• PROBLEM STATEMENT: Copy the data below exactly, omitting any picture it contains.

• SOURCE EXCERPT:
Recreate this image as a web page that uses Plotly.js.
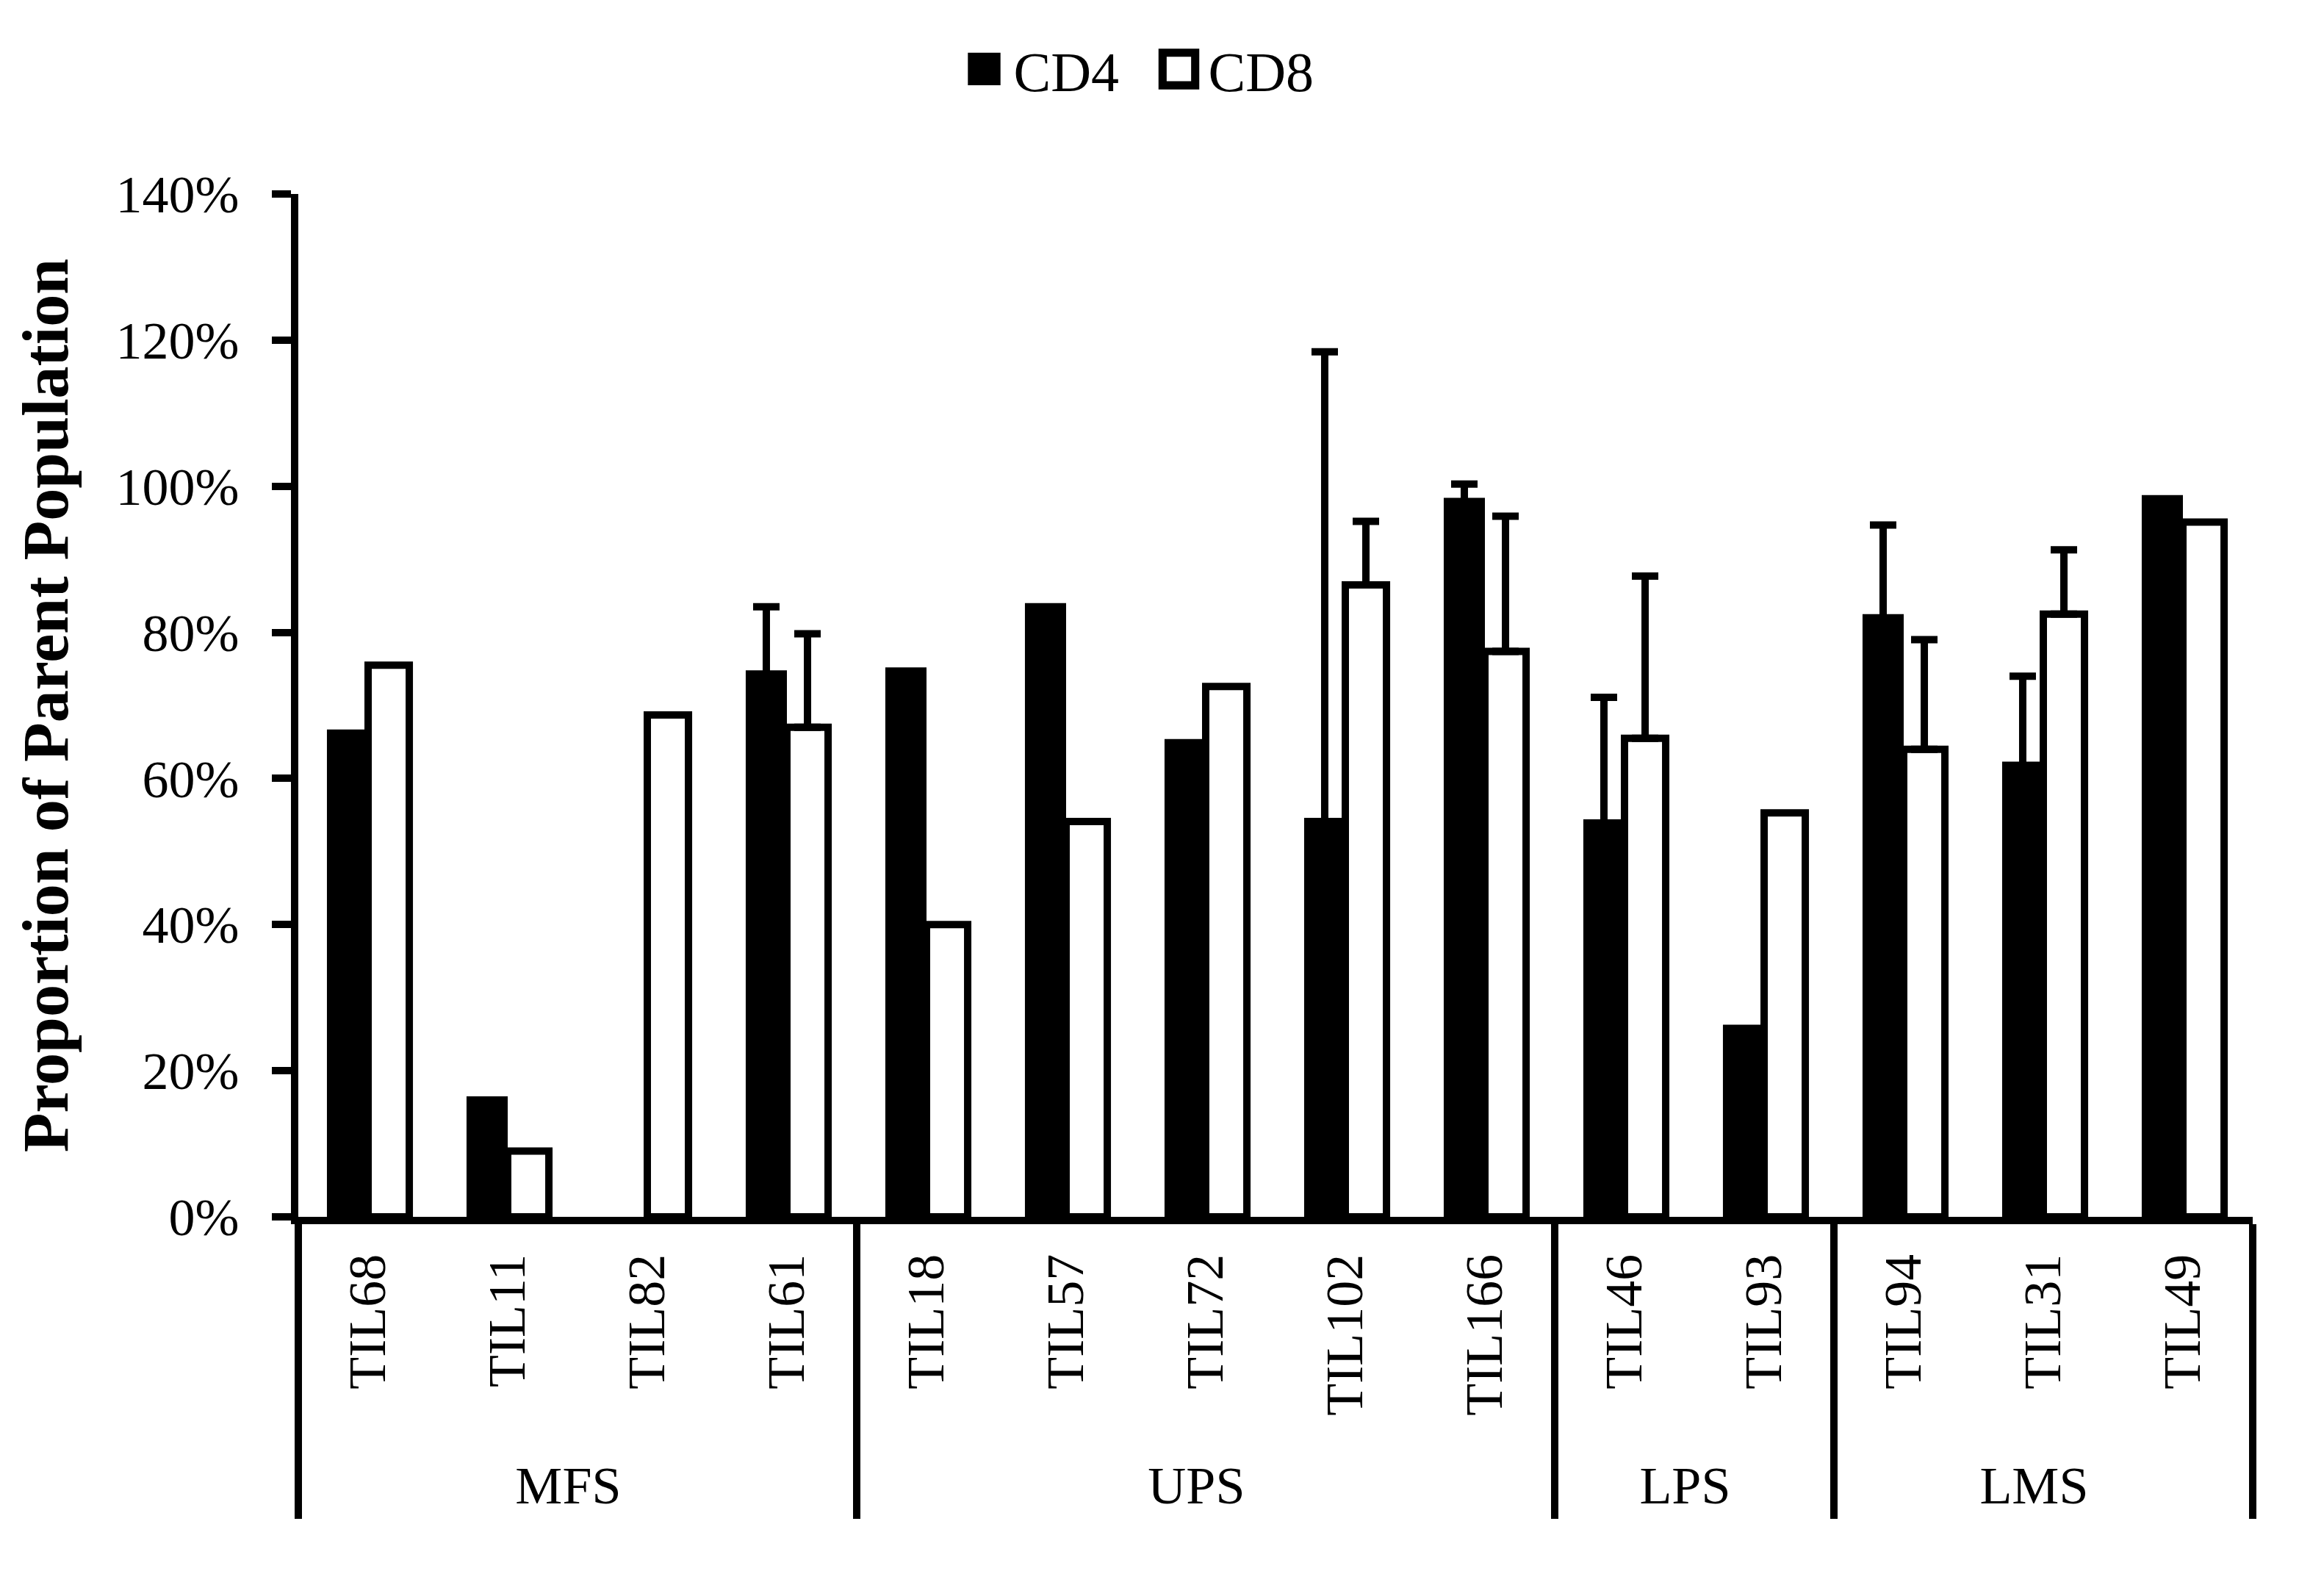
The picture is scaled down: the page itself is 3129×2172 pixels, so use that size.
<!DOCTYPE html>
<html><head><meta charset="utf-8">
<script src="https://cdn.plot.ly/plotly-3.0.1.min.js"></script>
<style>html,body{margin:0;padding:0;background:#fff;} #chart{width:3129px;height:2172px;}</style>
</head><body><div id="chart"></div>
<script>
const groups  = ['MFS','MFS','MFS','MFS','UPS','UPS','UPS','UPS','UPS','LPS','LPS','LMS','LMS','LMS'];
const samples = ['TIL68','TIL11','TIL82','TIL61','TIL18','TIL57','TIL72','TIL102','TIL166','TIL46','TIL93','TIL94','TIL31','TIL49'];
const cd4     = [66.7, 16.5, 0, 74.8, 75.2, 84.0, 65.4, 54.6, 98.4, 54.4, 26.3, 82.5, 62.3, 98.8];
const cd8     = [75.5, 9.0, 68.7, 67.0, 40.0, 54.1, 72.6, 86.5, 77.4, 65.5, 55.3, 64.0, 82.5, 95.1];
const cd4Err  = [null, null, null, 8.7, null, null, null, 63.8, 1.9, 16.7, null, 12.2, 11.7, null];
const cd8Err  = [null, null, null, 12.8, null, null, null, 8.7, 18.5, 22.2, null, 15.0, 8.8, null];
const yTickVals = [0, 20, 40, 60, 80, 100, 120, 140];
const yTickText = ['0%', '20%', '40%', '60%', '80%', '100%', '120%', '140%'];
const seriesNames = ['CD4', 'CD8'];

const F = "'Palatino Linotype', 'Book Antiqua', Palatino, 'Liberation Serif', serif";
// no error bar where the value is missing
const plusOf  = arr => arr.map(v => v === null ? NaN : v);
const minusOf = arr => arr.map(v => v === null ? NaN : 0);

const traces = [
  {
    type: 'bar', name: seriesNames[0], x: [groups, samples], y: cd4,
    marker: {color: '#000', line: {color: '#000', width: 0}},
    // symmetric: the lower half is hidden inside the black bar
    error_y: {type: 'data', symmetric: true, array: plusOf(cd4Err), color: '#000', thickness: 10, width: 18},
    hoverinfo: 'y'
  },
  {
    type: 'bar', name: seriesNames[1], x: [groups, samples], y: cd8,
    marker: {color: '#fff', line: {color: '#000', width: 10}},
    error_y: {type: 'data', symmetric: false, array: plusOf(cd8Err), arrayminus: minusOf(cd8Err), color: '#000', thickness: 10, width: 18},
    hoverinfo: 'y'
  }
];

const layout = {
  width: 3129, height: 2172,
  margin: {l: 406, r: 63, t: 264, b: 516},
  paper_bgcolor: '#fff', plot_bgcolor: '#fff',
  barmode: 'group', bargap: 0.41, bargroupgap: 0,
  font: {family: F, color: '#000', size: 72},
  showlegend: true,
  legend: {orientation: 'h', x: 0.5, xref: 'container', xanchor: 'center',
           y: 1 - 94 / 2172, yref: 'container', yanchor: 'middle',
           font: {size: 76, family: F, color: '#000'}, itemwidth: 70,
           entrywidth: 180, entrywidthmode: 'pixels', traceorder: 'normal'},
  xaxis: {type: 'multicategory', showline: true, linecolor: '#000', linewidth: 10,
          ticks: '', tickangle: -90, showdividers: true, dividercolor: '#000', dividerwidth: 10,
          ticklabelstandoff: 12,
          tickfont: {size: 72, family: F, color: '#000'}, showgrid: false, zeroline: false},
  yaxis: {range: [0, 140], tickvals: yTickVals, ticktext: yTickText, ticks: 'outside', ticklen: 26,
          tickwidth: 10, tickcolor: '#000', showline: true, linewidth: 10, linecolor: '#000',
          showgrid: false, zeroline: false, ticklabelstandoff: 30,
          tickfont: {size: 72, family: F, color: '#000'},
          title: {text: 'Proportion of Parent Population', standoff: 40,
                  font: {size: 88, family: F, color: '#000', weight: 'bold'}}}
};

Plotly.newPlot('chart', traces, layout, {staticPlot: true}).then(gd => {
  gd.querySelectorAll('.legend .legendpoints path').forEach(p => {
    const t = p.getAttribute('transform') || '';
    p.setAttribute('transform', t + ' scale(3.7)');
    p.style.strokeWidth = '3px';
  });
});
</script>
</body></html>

• SOLUTION FOR THIS TASK:
Recreate this image as a web page that uses Plotly.js.
The picture is scaled down: the page itself is 3129×2172 pixels, so use that size.
<!DOCTYPE html>
<html><head><meta charset="utf-8">
<script src="https://cdn.plot.ly/plotly-3.0.1.min.js"></script>
<style>html,body{margin:0;padding:0;background:#fff;} #chart{width:3129px;height:2172px;}</style>
</head><body><div id="chart"></div>
<script>
const groups  = ['MFS','MFS','MFS','MFS','UPS','UPS','UPS','UPS','UPS','LPS','LPS','LMS','LMS','LMS'];
const samples = ['TIL68','TIL11','TIL82','TIL61','TIL18','TIL57','TIL72','TIL102','TIL166','TIL46','TIL93','TIL94','TIL31','TIL49'];
const cd4     = [66.7, 16.5, 0, 74.8, 75.2, 84.0, 65.4, 54.6, 98.4, 54.4, 26.3, 82.5, 62.3, 98.8];
const cd8     = [75.5, 9.0, 68.7, 67.0, 40.0, 54.1, 72.6, 86.5, 77.4, 65.5, 55.3, 64.0, 82.5, 95.1];
const cd4Err  = [null, null, null, 8.7, null, null, null, 63.8, 1.9, 16.7, null, 12.2, 11.7, null];
const cd8Err  = [null, null, null, 12.8, null, null, null, 8.7, 18.5, 22.2, null, 15.0, 8.8, null];
const yTickVals = [0, 20, 40, 60, 80, 100, 120, 140];
const yTickText = ['0%', '20%', '40%', '60%', '80%', '100%', '120%', '140%'];
const seriesNames = ['CD4', 'CD8'];

const F = "'Palatino Linotype', 'Book Antiqua', Palatino, 'Liberation Serif', serif";
// no error bar where the value is missing
const plusOf  = arr => arr.map(v => v === null ? NaN : v);
const minusOf = arr => arr.map(v => v === null ? NaN : 0);

const traces = [
  {
    type: 'bar', name: seriesNames[0], x: [groups, samples], y: cd4,
    marker: {color: '#000', line: {color: '#000', width: 0}},
    // symmetric: the lower half is hidden inside the black bar
    error_y: {type: 'data', symmetric: true, array: plusOf(cd4Err), color: '#000', thickness: 10, width: 18},
    hoverinfo: 'y'
  },
  {
    type: 'bar', name: seriesNames[1], x: [groups, samples], y: cd8,
    marker: {color: '#fff', line: {color: '#000', width: 10}},
    error_y: {type: 'data', symmetric: false, array: plusOf(cd8Err), arrayminus: minusOf(cd8Err), color: '#000', thickness: 10, width: 18},
    hoverinfo: 'y'
  }
];

const layout = {
  width: 3129, height: 2172,
  margin: {l: 406, r: 63, t: 264, b: 516},
  paper_bgcolor: '#fff', plot_bgcolor: '#fff',
  barmode: 'group', bargap: 0.41, bargroupgap: 0,
  font: {family: F, color: '#000', size: 72},
  showlegend: true,
  legend: {orientation: 'h', x: 0.5, xref: 'container', xanchor: 'center',
           y: 1 - 94 / 2172, yref: 'container', yanchor: 'middle',
           font: {size: 76, family: F, color: '#000'}, itemwidth: 70,
           entrywidth: 180, entrywidthmode: 'pixels', traceorder: 'normal'},
  xaxis: {type: 'multicategory', showline: true, linecolor: '#000', linewidth: 10,
          ticks: '', tickangle: -90, showdividers: true, dividercolor: '#000', dividerwidth: 10,
          ticklabelstandoff: 12,
          tickfont: {size: 72, family: F, color: '#000'}, showgrid: false, zeroline: false},
  yaxis: {range: [0, 140], tickvals: yTickVals, ticktext: yTickText, ticks: 'outside', ticklen: 26,
          tickwidth: 10, tickcolor: '#000', showline: true, linewidth: 10, linecolor: '#000',
          showgrid: false, zeroline: false, ticklabelstandoff: 30,
          tickfont: {size: 72, family: F, color: '#000'},
          title: {text: 'Proportion of Parent Population', standoff: 40,
                  font: {size: 88, family: F, color: '#000', weight: 'bold'}}}
};

Plotly.newPlot('chart', traces, layout, {staticPlot: true}).then(gd => {
  gd.querySelectorAll('.legend .legendpoints path').forEach(p => {
    const t = p.getAttribute('transform') || '';
    p.setAttribute('transform', t + ' scale(3.7)');
    p.style.strokeWidth = '3px';
  });
});
</script>
</body></html>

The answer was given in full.